Buenas!
Não bastasse o país ter vivenciado o dia nacional da infâmia, em 8 de janeiro do corrente ano, a câmara de vereadores de Porto Alegre, com a conivência da prefeitura, resolveu homenagear os infames.
Como acontece cada vez com maior frequência, o noticiário nos atropela, dia após dia, em uma velocidade que supera a capacidade da crônica semanal. No referido caso, no final de agosto – já chamado o mês do desgosto – os porto-alegrenses e brasileiros em geral foram surpreendidos pela promulgação de uma lei municipal que considera o dia 8 de janeiro como o dia do patriota.
Não, você não leu errado, caro leitor. A câmara aprovou esta lei, valorizando e incensando o ato mais vil da história brasileira: a invasão e destruição das sedes dos três poderes da República em Brasília, no corrente ano.
Não há quem não lembre da tentativa brancaleônica de golpe que resultou na destruição insensata (o que toda quebradeira é) e na tentativa de derrubar os poderes constituídos da nação. A data em que ocorreu tal absurdo foi tratada pela câmara de vereadores de Porto Alegre, para espanto geral da nação, como um ato patriótico.

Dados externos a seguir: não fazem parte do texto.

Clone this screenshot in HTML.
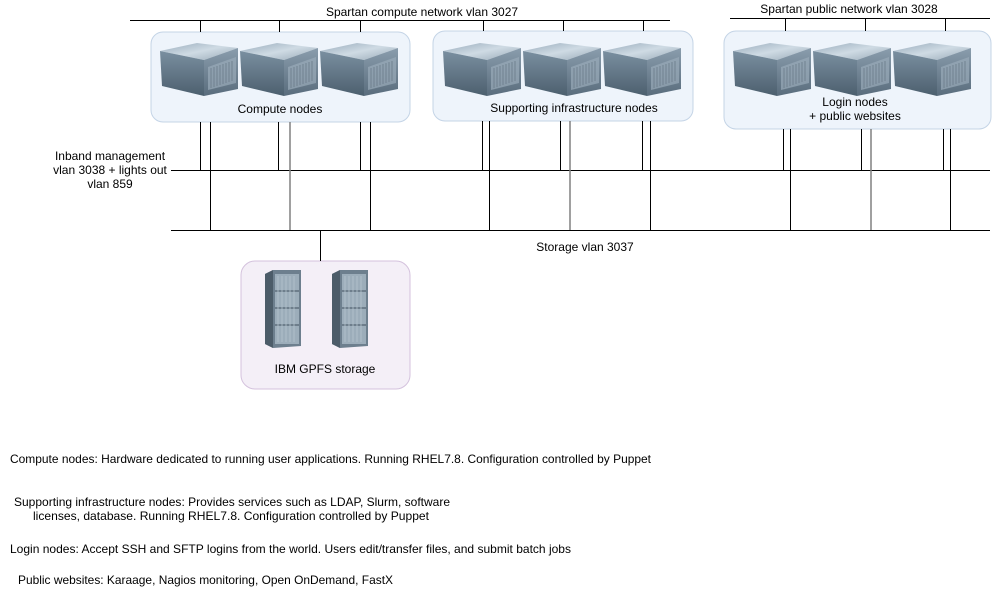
<!DOCTYPE html>
<html><head><meta charset="utf-8"><style>
html,body{margin:0;padding:0;background:#fff;}
svg{display:block;font-family:"Liberation Sans",sans-serif;}
</style></head><body>
<svg width="992" height="593" viewBox="0 0 992 593" xmlns="http://www.w3.org/2000/svg">
<defs>
<linearGradient id="gt" x1="0" y1="0" x2="1" y2="1"><stop offset="0" stop-color="#98abbb"/><stop offset="0.5" stop-color="#cfdbe4"/><stop offset="1" stop-color="#98a9b7"/></linearGradient>
<linearGradient id="gl" x1="0" y1="0" x2="0" y2="1"><stop offset="0" stop-color="#7a8fa0"/><stop offset="1" stop-color="#4c5f6e"/></linearGradient>
<linearGradient id="gf" x1="0" y1="0" x2="0" y2="1"><stop offset="0" stop-color="#8a9dad"/><stop offset="1" stop-color="#5a6d7d"/></linearGradient>
<g id="srv">
<polygon points="0,8 37,0 78,5 44,17" fill="url(#gt)"/>
<polygon points="0,8 44,17 44,53 2,43" fill="url(#gl)"/>
<polygon points="44,17 78,5 78,46 44,53" fill="url(#gf)"/>
<polygon points="48,24 76,14 76,40 48,47" fill="#9aabb9" opacity="0.7"/>
<path d="M51,25v20M54,24v20M57,23v20M60,22v20M63,21v20M66,20v20M69,19v20M72,18v20" stroke="#6a7b89" stroke-width="0.8"/>
</g>
<g id="rack">
<polygon points="0,4 8,0 36,0 36,76 8,78 0,74" fill="#6d7f8e"/>
<polygon points="0,4 8,0 8,78 0,74" fill="#4c5c69"/>
<rect x="10" y="4" width="24" height="70" fill="#9cadba"/>
<path d="M10,21h24M10,38h24M10,55h24" stroke="#5e6f7c" stroke-width="1.5"/>
<path d="M13,6v66M17,6v66M21,6v66M25,6v66M29,6v66" stroke="#b6c4cf" stroke-width="0.8"/>
</g>
</defs>

<rect x="151" y="32" width="259" height="90" rx="12" fill="#eef4fb" stroke="#c4d4e6"/>
<rect x="433" y="31" width="260" height="90" rx="12" fill="#eef4fb" stroke="#c4d4e6"/>
<rect x="724" y="31" width="267" height="98" rx="12" fill="#eef4fb" stroke="#c4d4e6"/>
<rect x="241" y="261" width="169" height="128" rx="14" fill="#f4eff7" stroke="#d4c2dd"/>

<use href="#srv" x="160" y="43"/><use href="#srv" x="240" y="43"/><use href="#srv" x="320" y="43"/>
<use href="#srv" x="443" y="43"/><use href="#srv" x="523" y="43"/><use href="#srv" x="603" y="43"/>
<use href="#srv" x="733" y="43"/><use href="#srv" x="813" y="43"/><use href="#srv" x="893" y="43"/>
<use href="#rack" x="265" y="270"/><use href="#rack" x="332" y="270"/>

<g stroke="#000" stroke-width="1" fill="none">
<path d="M130,20.5H670M730,18.5H990"/>
<path d="M200.5,20V32M279.5,20V32M360.5,20V32M483.5,20V31M563.5,20V31M643.5,20V31M785.5,18V31M865.5,18V31M945.5,18V31"/>
<path d="M171,170.5H990M171,230.5H990M320.5,230V261"/>
<path d="M200.5,122V170M210.5,122V230M278.5,122V170M360.5,122V170M370.5,122V230"/>
<path d="M482.5,121V170M489.5,121V230M560.5,121V170M642.5,121V170M650.5,121V230"/>
<path d="M783.5,129V170M790.5,129V230M861.5,129V170M943.5,129V170M950.5,129V230"/>
</g>
<g stroke="#808080" stroke-width="1.5">
<path d="M290,122V230M570,121V230M871,129V230"/>
</g>

<g font-size="12" fill="#000">
<text x="422" y="16" text-anchor="middle">Spartan compute network vlan 3027</text>
<text x="849" y="13" text-anchor="middle">Spartan public network vlan 3028</text>
<text x="280" y="113" text-anchor="middle">Compute nodes</text>
<text x="574" y="112" text-anchor="middle">Supporting infrastructure nodes</text>
<text x="855" y="106" text-anchor="middle">Login nodes</text>
<text x="855" y="120" text-anchor="middle">+ public websites</text>
<text x="110" y="160" text-anchor="middle">Inband management</text>
<text x="110" y="174" text-anchor="middle">vlan 3038 + lights out</text>
<text x="110" y="188" text-anchor="middle">vlan 859</text>
<text x="585" y="251" text-anchor="middle">Storage vlan 3037</text>
<text x="325" y="373" text-anchor="middle">IBM GPFS storage</text>
<text x="10" y="463" textLength="641" lengthAdjust="spacingAndGlyphs">Compute nodes: Hardware dedicated to running user applications. Running RHEL7.8. Configuration controlled by Puppet</text>
<text x="14" y="506" textLength="436" lengthAdjust="spacingAndGlyphs">Supporting infrastructure nodes: Provides services such as LDAP, Slurm, software</text>
<text x="33" y="520" textLength="396" lengthAdjust="spacingAndGlyphs">licenses, database. Running RHEL7.8. Configuration controlled by Puppet</text>
<text x="10" y="553" textLength="561" lengthAdjust="spacingAndGlyphs">Login nodes: Accept SSH and SFTP logins from the world. Users edit/transfer files, and submit batch jobs</text>
<text x="18" y="584" textLength="375" lengthAdjust="spacingAndGlyphs">Public websites: Karaage, Nagios monitoring, Open OnDemand, FastX</text>
</g>
</svg>
</body></html>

Enquanto redijo esta missiva aos leitores, vejo ampliada o absurdo da decisão, não só a invasão, mas criar uma data municipal do patriota. Pergunto ao leitor tão estupefato quanto eu: como pode um cidadão eleito pelo povo para representar a população, considerar esta lei útil e necessária?
Conseguiram uma coisa, ao menos: chamar para si e para a cidade a fama de malfadada de orgulhar-se de uma tentativa de golpe e uma destruição de patrimônio público…
Caso leiam isso daqui uma década, muita gente irá lembrar do dia em que um vereador, que logo em seguida foi cassado, mas por abuso econômico – mas que deveria ser cassado de novo, por abuso de passar ridículo –, propôs lei tão absurda. Não que seja ruim ter um dia do patriota, mas é um absurdo incensar esta data em específico.
Vá lá, digamos que o vereador ache o ato do dia 8 de janeiro uma atitude virtuosa, sob sua ótica. Apesar de que, depois da repercussão negativa, ele disse que não leu a própria lei que propôs, pasmem! Mesmo assim, poderia ter sido barrada, já que a lei tramitou em dois conselhos internos. Mas não foi rejeitada por estes correligionários. Talvez o prefeito pudesse barrar, pois ficou duas semanas na mesa dele. Não, o prefeito, como Pilatos, optou por “lavar as mãos”, e se isentar de tomar uma decisão.
Talvez o presidente da câmara, que deveria representar toda uma cidade, poderia ter encaminhado para a votação no plenário, onde teria um ferrenho debate, pois há vereadores de várias vertentes políticas. Ali poderia ter sido vetado o projeto. Não, diferente disso, ele optou por promulgar a lei, usando dos poderes previstos na legislação da casa.
Vitória! De quem mesmo? Talvez, por terem atraído os olhares perplexos de toda uma nação. Melhor, não serei tão otimista. Atraiu os olhares perplexos da maioria da nação, de uma parcela que acredita que a democracia ainda é o melhor dos governos, por mais problemática que ela, a democracia, seja.
Para felicidade dela – no caso, da nação, mas, também, da Democracia –, em menos de uma semana, a lei foi anulada pela própria câmara, com agilidade espantosa, inclusive do presidente da casa, que foi célere para aprovar a dita lei.
Porém – como sempre faço, tento ponderar, mas nesse caso quase sou impelido a esquecer a necessidade ponderativa que cabe a um bom cronista –, pergunto: fará alguma diferença para a imagem da casa? Pergunto também: será que o vereador cassado e proponente, o presidente da câmara e o prefeito, será que nenhum deles pensou nas consequências nefastas da promulgação da dita lei?
A incongruência domina nosso país, quiçá o mundo. Senão, como explicar tal desfaçatez com a sociedade, achando que não haveria protestos e indignação, ainda mais no mundo conectado em que vivemos?
Houve dolo, má fé? Não há como provar, mas que houve falta de bom senso, inegável, tanto que logo cancelaram a lei.
Mas a decisão não irá apagar a imagem negativa que impuseram à capital, outrora chamada de “mui leal e valorosa”, conforme o lema da sua bandeira, título conquistado ainda no século XIX, diante de uma guerra civil fratricida.
A nossa sorte é que o gaúcho irá superar isso, afinal, apesar dos defeitos, temos “valor e constância, nesta ímpia e injusta guerra”, que se chama sobrevivência social. Com democracia e liberdade, com bom senso e retidão, e alguma boa leitura, também por parte dos vereadores, teremos o melhor dos mundos, tenham certeza!